Moskow (ANTARA News) - Jalur perjalanan laut antara Vladivostok, Rusia, dan Korea Utara dibuka kembali setelah dua bulan ditiadakan, dengan pengangkutan barang, lapor kantor berita RIA pada Senin, mengutip kepala perusahaan yang mengoperasikan jalur tersebut.

Kapal Mangyonbong berbendera Korea Utara meninggalkan pelabuhan Rusia menuju Rajin, Korea Utara, Minggu, kata RIA, mengutip direktur jenderal perusahaan, Vladimir Baranov.

Jalur feri satu-satunya yang menghubungkan kedua negara itu, dibuka pada Mei untuk mengangkut barang dan penumpang, terutama Turis asal China.

Namun pengoperasiannya dihentikan pada Agustus, karena pelabuhan di Vladivostok menolak memberikan layanan kepada kapal setelah perusahaan tersebut gagal membayar mereka, lapor RIA mengutip seorang pejabat pelabuhan.
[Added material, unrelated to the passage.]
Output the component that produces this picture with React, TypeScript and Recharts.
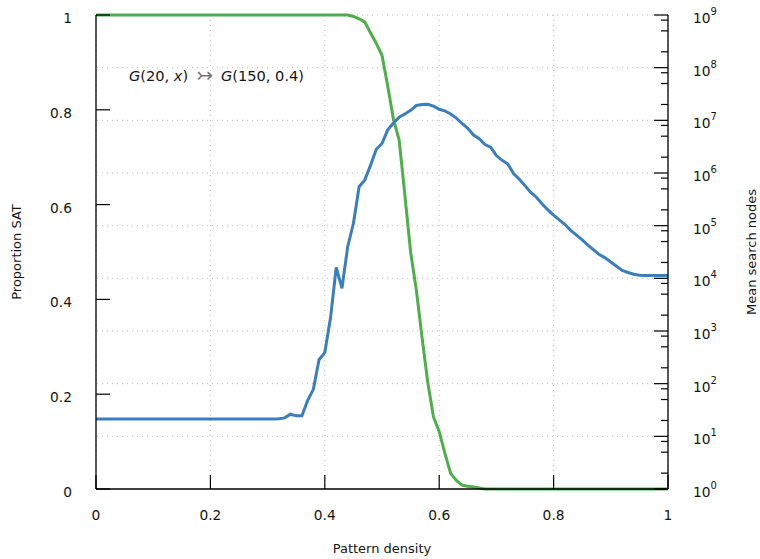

Layanan feri itu diluncurkan pada Mei, meskipun terdapat peringatan dari Amerika Serikat kepada negara-negara lainnya untuk membatasi hubungan dengan Pyongyang terkait pengembangan program nuklir dan peluru kendali negara tersebut.

Pada Senin, Katina Adams, juru bicara luar negeri AS, mengatakan bahwa Washington mengharapkan semua negara yang merupakan bagian dari PBB, termasuk Rusia, untuk sepenuhnya menerapkan sanksi PBB terhadap Korea Utara dan mendesak untuk mengambil tindakan tambahan untuk memberikan tekanan maksimum terhadap (Korea Utara), termasuk dengan memutus hubungan ekonomi dan diplomatik.

Baranov mengatakan bahwa saat ini layanan feri hanya mengangkut barang dan tidak diperuntukkan mengangkut penumpang, meski perusahaan sedang dalam pembicaraan dengan pihak pelabuhan untuk melanjutkan lalu lintas penumpang, kata RIA.

Uji coba nuklir Pyongyang dan peluncuran peluru kendalinya telah menimbulkan ketegangan dunia dan mendorong beberapa pemberian sanksi internasional oleh Dewan Keamanan PBB.

Rusia mengecam pengujian senjata Korea Utara namun juga menentang usaha pimpinan AS. untuk mengucilkan Korea Utara secara ekonomi.

Presiden Rusia, Vladimir Putin, Senin, menandatangani dekrit pembatasan terhadap Korea Utara untuk mematuhi Resolusi Dewan Keamanan PBB yang dibuat sebagai tanggapan terhadap Uji coba peluru kendali Pyongyang di akhir 2016.